Normally, erythrocytes are malleable so that they can squeeze through tight capillaries, but as they get unhealthy or old their flexibility reduces, which makes them more likely to get stuck in the spleen and cleared from the body. But the malaria parasites are able to alter the cell’s deformability, preventing them from stiffening up and thus ultimately encouraging transmission by remaining in the blood, ready to be gobbled up by another hungry mosquito that takes a meal.

Researchers therefore figured that if they could help the infected cells harden up, they might be able to reduce their persistence in the circulation and thus ultimately interrupt further malaria transmission. After discovering that deformability is regulated by a pathway that involves a molecule called cAMP, which promotes stiffening when it builds up inside cells, scientists from the Institut Cochin, the Institut Pasteur and the London School of Hygiene and Tropical Medicine sought to find a way of altering its levels.

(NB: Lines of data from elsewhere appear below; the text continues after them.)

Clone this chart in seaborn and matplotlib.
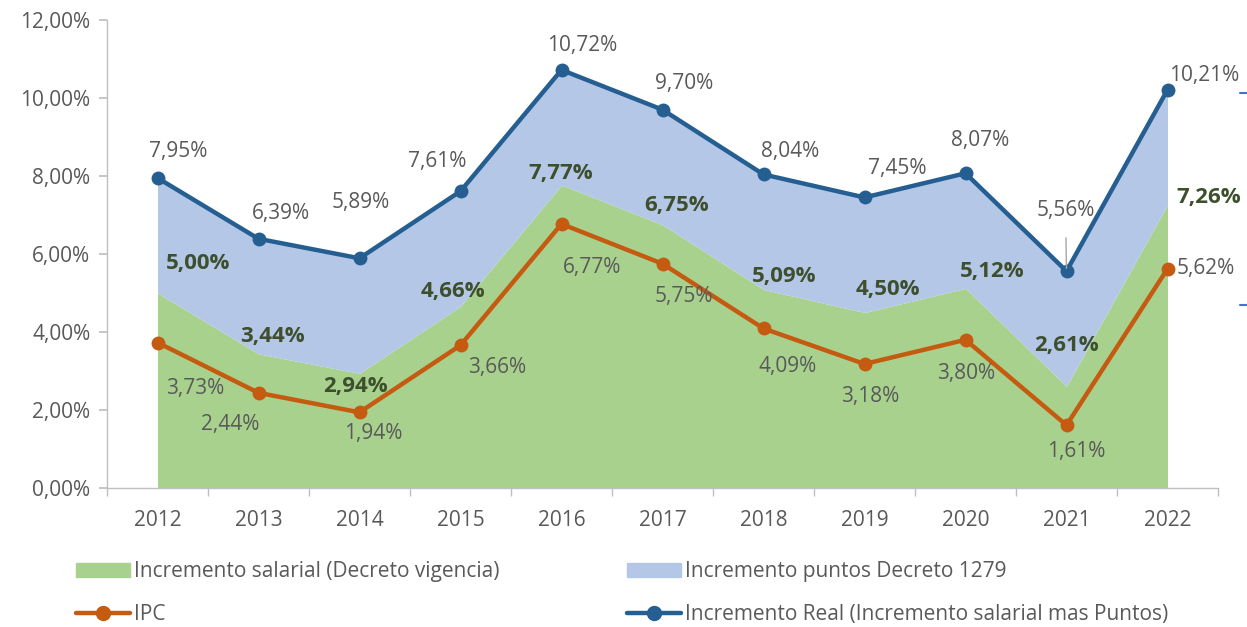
import numpy as np
import pandas as pd
import matplotlib
matplotlib.use("Agg")
import matplotlib.pyplot as plt
import seaborn as sns
from matplotlib.patches import Patch
from matplotlib.lines import Line2D

years = [2012, 2013, 2014, 2015, 2016, 2017, 2018, 2019, 2020, 2021, 2022]
salario = [5.00, 3.44, 2.94, 4.66, 7.77, 6.75, 5.09, 4.50, 5.12, 2.61, 7.26]
puntos = [2.95, 2.95, 2.95, 2.95, 2.95, 2.95, 2.95, 2.95, 2.95, 2.95, 2.95]
real = [7.95, 6.39, 5.89, 7.61, 10.72, 9.70, 8.04, 7.45, 8.07, 5.56, 10.21]
ipc = [3.73, 2.44, 1.94, 3.66, 6.77, 5.75, 4.09, 3.18, 3.80, 1.61, 5.62]

# label offsets in pixels (dx, dy up)
off_real = [(21, 26), (22, 25), (1, 56), (-23, 30), (21, 24), (22, 26), (27, 23),
            (33, 29), (15, 33), (-1, 61), (37, 14)]
off_sal = [(41, 30), (14, 17), (-4, -13), (-8, 15), (-1, 11), (14, 19), (21, 13),
           (23, 23), (27, 17), (0, 41), (41, 7)]
off_ipc = [(38, -46), (-28, -32), (14, -21), (37, -22), (31, -44), (21, -33), (24, -38),
           (6, -33), (1, -34), (10, -26), (38, 0)]

c_green = "#a9d18e"
c_lblue = "#b4c7e7"
c_blue = "#255e91"
c_orange = "#c55a11"
c_text = "#595959"
c_dgreen = "#3e4f2d"

sns.set_theme(style="white")
plt.rcParams["font.family"] = ["Open Sans", "DejaVu Sans"]

df = pd.DataFrame({"year": years, "real": real, "ipc": ipc})

fig = plt.figure(figsize=(12.47, 6.27), dpi=100)
ax = fig.add_axes([107 / 1247, 139 / 627, 1111 / 1247, 468 / 627])

ax.stackplot(years, salario, puntos, colors=[c_green, c_lblue], linewidth=0)
sns.lineplot(data=df, x="year", y="ipc", ax=ax, color=c_orange, lw=3.2,
             marker="o", markersize=10, markeredgewidth=0)
sns.lineplot(data=df, x="year", y="real", ax=ax, color=c_blue, lw=3.2,
             marker="o", markersize=10, markeredgewidth=0)

def fmt(v):
    return f"{v:.2f}".replace(".", ",") + "%"

fs = 15
for i, y in enumerate(years):
    dx, dy = off_real[i]
    if i == 9:
        ax.annotate(fmt(real[i]), (y, real[i]), xytext=(dx, dy), textcoords="offset pixels",
                    ha="center", va="center", fontsize=fs, color=c_text,
                    arrowprops=dict(arrowstyle="-", color="#a6a6a6", lw=1,
                                    shrinkA=10, shrinkB=2))
    else:
        ax.annotate(fmt(real[i]), (y, real[i]), xytext=(dx, dy), textcoords="offset pixels",
                    ha="center", va="center", fontsize=fs, color=c_text)
    dx, dy = off_sal[i]
    ax.annotate(fmt(salario[i]), (y, salario[i]), xytext=(dx, dy), textcoords="offset pixels",
                ha="center", va="center", fontsize=16, color=c_dgreen, fontweight="bold")
    dx, dy = off_ipc[i]
    ax.annotate(fmt(ipc[i]), (y, ipc[i]), xytext=(dx, dy), textcoords="offset pixels",
                ha="center", va="center", fontsize=fs, color=c_text)

ax.set_xlim(2011.5, 2022.5)
ax.set_ylim(0, 12)
ax.set_yticks(np.arange(0, 13, 2))
ax.set_yticklabels([fmt(v) for v in np.arange(0, 13, 2)])
ax.set_xticks(years)
ax.set_xticklabels([str(y) for y in years])
ax.set_xticks(np.arange(2011.5, 2023, 1), minor=True)
ax.set_xlabel("")
ax.set_ylabel("")

for s in ["top", "right"]:
    ax.spines[s].set_visible(False)
for s in ["left", "bottom"]:
    ax.spines[s].set_color("#bfbfbf")
    ax.spines[s].set_linewidth(1)
ax.tick_params(axis="y", which="major", length=6, color="#bfbfbf", labelsize=fs,
               labelcolor=c_text, left=True, pad=6)
ax.tick_params(axis="x", which="major", length=0, labelsize=fs, labelcolor=c_text, pad=16)
ax.tick_params(axis="x", which="minor", length=6, color="#bfbfbf", bottom=True)
ax.grid(False)

h1 = [Patch(color=c_green, label="Incremento salarial (Decreto vigencia)"),
      Line2D([], [], color=c_orange, lw=3.2, marker="o", markersize=10, label="IPC")]
h2 = [Patch(color=c_lblue, label="Incremento puntos Decreto 1279"),
      Line2D([], [], color=c_blue, lw=3.2, marker="o", markersize=10,
             label="Incremento Real (Incremento salarial mas Puntos)")]
for hs, x0 in [(h1, 76 / 1247), (h2, 627 / 1247)]:
    fig.legend(handles=hs, loc="upper left", bbox_to_anchor=(x0, 66 / 627), frameon=False,
               fontsize=fs, labelcolor=c_text, handlelength=2.6, handleheight=0.65,
               handletextpad=0.2, labelspacing=1.05, borderaxespad=0, borderpad=0)

# small blue marks at the right edge
for yy in [93, 305]:
    fig.add_artist(Line2D([1240 / 1247, 1247 / 1247], [1 - yy / 627, 1 - yy / 627],
                          color="#4472c4", lw=1.5))

fig.savefig("out.png", dpi=100)
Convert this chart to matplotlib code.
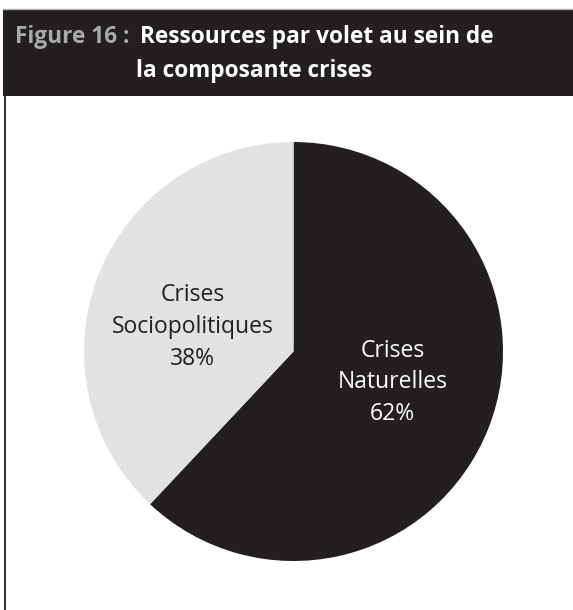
import matplotlib.pyplot as plt
from matplotlib.patches import Rectangle
from matplotlib.lines import Line2D

W, H = 573, 610

# data
volets = ["Crises\nNaturelles", "Crises\nSociopolitiques"]
parts = [62, 38]
colours = ["#231f20", "#e1e2e3"]
text_colours = ["white", "#231f20"]

fig = plt.figure(figsize=(W / 100, H / 100), dpi=100)
fig.patch.set_facecolor("white")

# header bar
fig.add_artist(Line2D([3 / W, 1], [1 - 8.5 / H, 1 - 8.5 / H], color="#b0b0b0", lw=1))
fig.add_artist(Rectangle((3 / W, 1 - 96 / H), 1 - 3 / W, 86 / H,
                         transform=fig.transFigure, facecolor="#231f20", edgecolor="none"))
fig.add_artist(Line2D([4.5 / W, 4.5 / W], [0, 1 - 96 / H], color="#231f20", lw=1.3))

title_kw = dict(fontsize=16.3, fontweight="bold", family="Open Sans", va="center")
fig.text(15 / W, 1 - 37 / H, "Figure 16 :", color="#a7a9ac", ha="left", **title_kw)
fig.text(140 / W, 1 - 37 / H, "Ressources par volet au sein de", color="white",
         ha="left", **title_kw)
fig.text(136 / W, 1 - 71 / H, "la composante crises", color="white", ha="left",
         **title_kw)

# pie
cx, cy, r = 293.5, 351.5, 209.5
ax = fig.add_axes([(cx - r) / W, (H - cy - r) / H, 2 * r / W, 2 * r / H])
ax.pie(parts, colors=colours, startangle=90, counterclock=False, radius=1,
       wedgeprops=dict(linewidth=0))
ax.set_xlim(-1, 1)
ax.set_ylim(-1, 1)
ax.set_aspect("equal")
ax.axis("off")

label_pos = [(0.473, -0.146), (-0.483, 0.117)]
for name, p, (x, y), tc in zip(volets, parts, label_pos, text_colours):
    ax.text(x, y, f"{name}\n{p}%", color=tc, fontsize=16.5, family="Open Sans",
            ha="center", va="center", linespacing=1.42)

fig.savefig("out.png", dpi=100)
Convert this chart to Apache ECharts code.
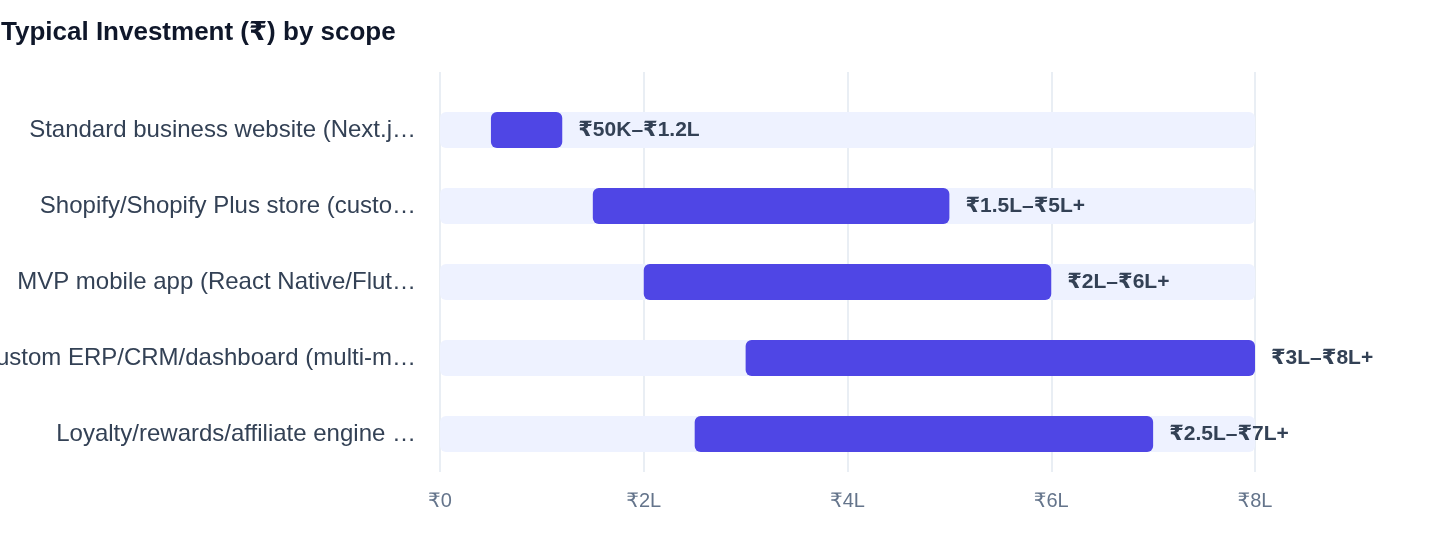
<!DOCTYPE html>
<html>
<head>
<meta charset="utf-8">
<title>Typical Investment by scope</title>
<script src="https://cdn.jsdelivr.net/npm/echarts@6/dist/echarts.min.js"></script>
<style>
  html, body { margin: 0; padding: 0; background: #fff; }
  #chart { width: 1440px; height: 560px; }
</style>
</head>
<body>
<div id="chart"></div>
<script>
// scope names, as shown (cut at 33 chars)
var scopes = [
  'Standard business website (Next.j…',
  'Shopify/Shopify Plus store (custo…',
  'MVP mobile app (React Native/Flut…',
  'Custom ERP/CRM/dashboard (multi-m…',
  'Loyalty/rewards/affiliate engine …'
];
// range in lakh (₹)
var lowVals  = [0.5, 1.5, 2, 3, 2.5];
var highVals = [1.2, 5, 6, 8, 7];
var rangeLabels = ['₹50K–₹1.2L', '₹1.5L–₹5L+', '₹2L–₹6L+', '₹3L–₹8L+', '₹2.5L–₹7L+'];
var axisTicks = [0, 2, 4, 6, 8];

var font = "'Liberation Sans', 'DejaVu Sans', Arial, sans-serif";

var spanVals = [];
for (var i = 0; i < lowVals.length; i++) {
  spanVals.push(+(highVals[i] - lowVals[i]).toFixed(2));
}

var option = {
  animation: false,
  textStyle: { fontFamily: font },
  title: {
    text: 'Typical Investment (₹) by scope',
    left: 1,
    top: 20,
    padding: 0,
    textStyle: { fontFamily: font, fontSize: 26, fontWeight: 'bold', color: '#0f172a' }
  },
  grid: [
    { left: 440, right: 185, top: 92, bottom: 88, outerBoundsMode: 'none', containLabel: false },
    // only for the split lines, which start a little higher
    { left: 440, right: 185, top: 72, bottom: 88, outerBoundsMode: 'none', containLabel: false }
  ],
  xAxis: [
    {
      type: 'value', gridIndex: 0,
      min: axisTicks[0], max: axisTicks[axisTicks.length - 1], interval: 2,
      axisLine: { show: false },
      axisTick: { show: false },
      splitLine: { show: false },
      axisLabel: {
        margin: 19,
        fontSize: 20,
        color: '#64748b',
        fontFamily: font,
        formatter: function (v) { return v === 0 ? '₹0' : '₹' + v + 'L'; }
      }
    },
    {
      type: 'value', gridIndex: 1,
      min: axisTicks[0], max: axisTicks[axisTicks.length - 1], interval: 2,
      axisLine: { show: false },
      axisTick: { show: false },
      axisLabel: { show: false },
      splitLine: { show: true, lineStyle: { color: '#e2e8f0', width: 1.5 } }
    }
  ],
  yAxis: [
    {
      type: 'category', gridIndex: 0,
      data: scopes,
      inverse: true,
      axisLine: { show: false },
      axisTick: { show: false },
      axisLabel: { margin: 24, fontSize: 24, color: '#334155', fontFamily: font }
    },
    { type: 'category', gridIndex: 1, data: scopes, show: false }
  ],
  series: [
    {
      name: 'from',
      type: 'bar',
      stack: 'range',
      barWidth: 36,
      data: lowVals,
      itemStyle: { color: 'transparent' },
      showBackground: true,
      backgroundStyle: { color: '#eef2ff', borderRadius: 6 },
      silent: true
    },
    {
      name: 'range',
      type: 'bar',
      stack: 'range',
      barWidth: 36,
      data: spanVals,
      itemStyle: { color: '#4f46e5', borderRadius: 6 },
      label: {
        show: true,
        position: 'right',
        distance: 16,
        fontSize: 21,
        fontWeight: 'bold',
        color: '#334155',
        fontFamily: font,
        formatter: function (p) { return rangeLabels[p.dataIndex]; }
      }
    }
  ]
};

var myChart = echarts.init(document.getElementById('chart'));
myChart.setOption(option);
</script>
</body>
</html>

As described in PLOS Pathogens, they found that cAMP is degraded by an enzyme called phosphodiesterase, so they began testing a bank of potential agents to see if any blocked its activity, which would prevent cAMP levels from dropping. Of those examined, they identified several that were efficient at inhibiting this enzyme, including Viagra, which made cells less deformable and thus less likely to sneak through the spleen and remain in circulation. Although they have yet to see if the same happens in animals or humans, they did demonstrate their effectiveness in a model of the spleen’s filtration system. But since Viagra is already licensed, getting approval for clinical trials should be relatively simple.

Of course, if Viagra were to be considered for use in humans, then it would need to be modified so that it doesn’t cause that perhaps unwelcome side effect, which could certainly make things a tad awkward.